Everywhere I go, I see them texting. Anger follows. People pissed off at everything, and it shows, and they aren’t to blame.
Yesterday, I paid my speeding ticket online. Over four hundred dollars that included a fee for an online school. I don’t know when traffic school will start. I’m supposed to call a number for school. It will be on the internet, and it will have comedy, that which won’t be funny. But that’s okay.
I can feel my hand again, but the doctor hasn’t called to make an appointment. I’m beginning to think he won’t because of the possibility of worker’s comp. He would rather not deal with the headache. I’ve experienced enough to know, like my therapist who won’t accept my insurance, and so I pay her full price. It sucks to lose, but at least I’ve taken the day off from work. That’s a victory, like yesterday, which was a day off too. My stress isn’t as high as usual. Go figure. I can walk around with less of a bother. Although today it will be hot. It’s hot already, and it’s not even eight in the morning. I’m waiting for the weather to cool down, which won’t be for another month.

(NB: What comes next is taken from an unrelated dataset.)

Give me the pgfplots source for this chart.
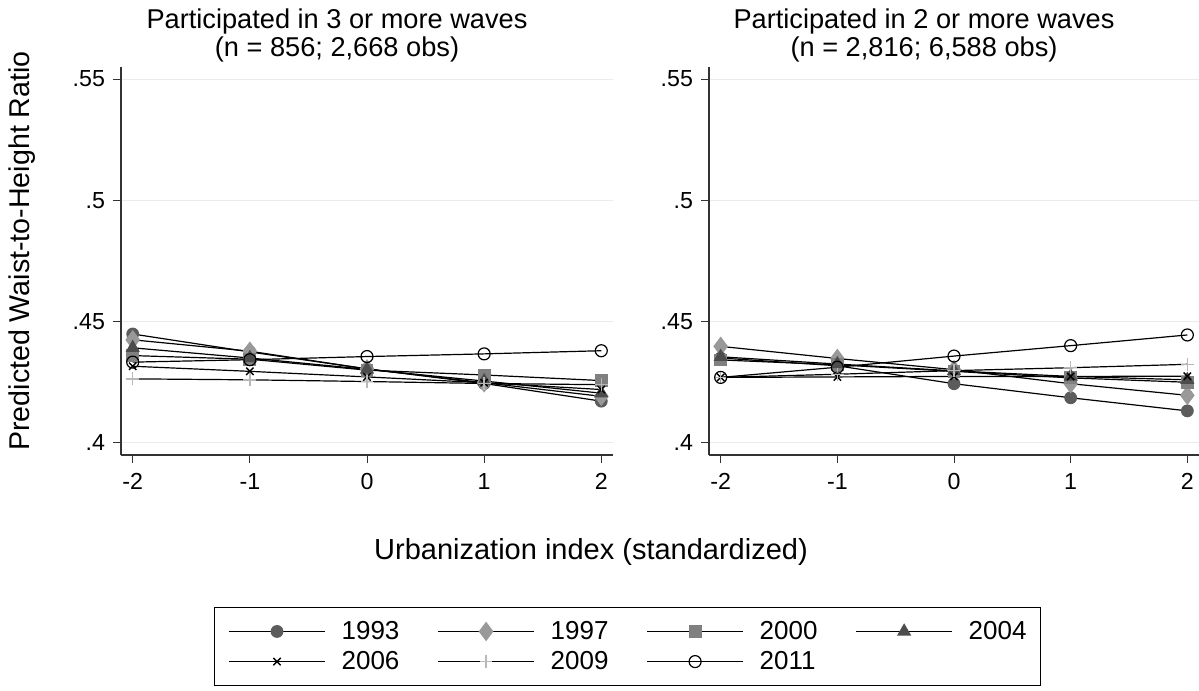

My next work deposit better be significantly higher than the previous, or I won’t know what I will do. And what will I do if I come back and see all of the work piled up because no one has taken off the load? I would be extremely upset, but I’m not free of doubt.
The month is almost over. One more week before September, and I’ll be glad because it has been a hell of a month.
I wallow in boredom because in boredom I’m consumed. I’ve heard that boredom is for boring people, so that’s how it is. I waste away my time and hear that time is meant to be wasted. Evidence shows little in regard to nothing. What should I do? I’ll call the doctor and see what’s the problem. Do I have to search for another? What other can I find?
I stare into space and look for words. I’ve run out of ideas, stuck in a cloud.
I took an assessment last night for a new job, and I believe I failed because the exam was multiple choice, and the answers were too similar. They had to do with sales of water. I didn’t know sales would be that in-depth. I just thought I would test water, but it appears that water has to be sold. They just call it water tester to attract more applicants. I can’t see myself selling water, but it has to be a better job than the one I have now. They might actually train me rather than hand me a bunch of documents to read and expect me to know the material right away. I was untrained and set up for failure. That’s important to know. I’ll just sit in this chair and watch it unfold.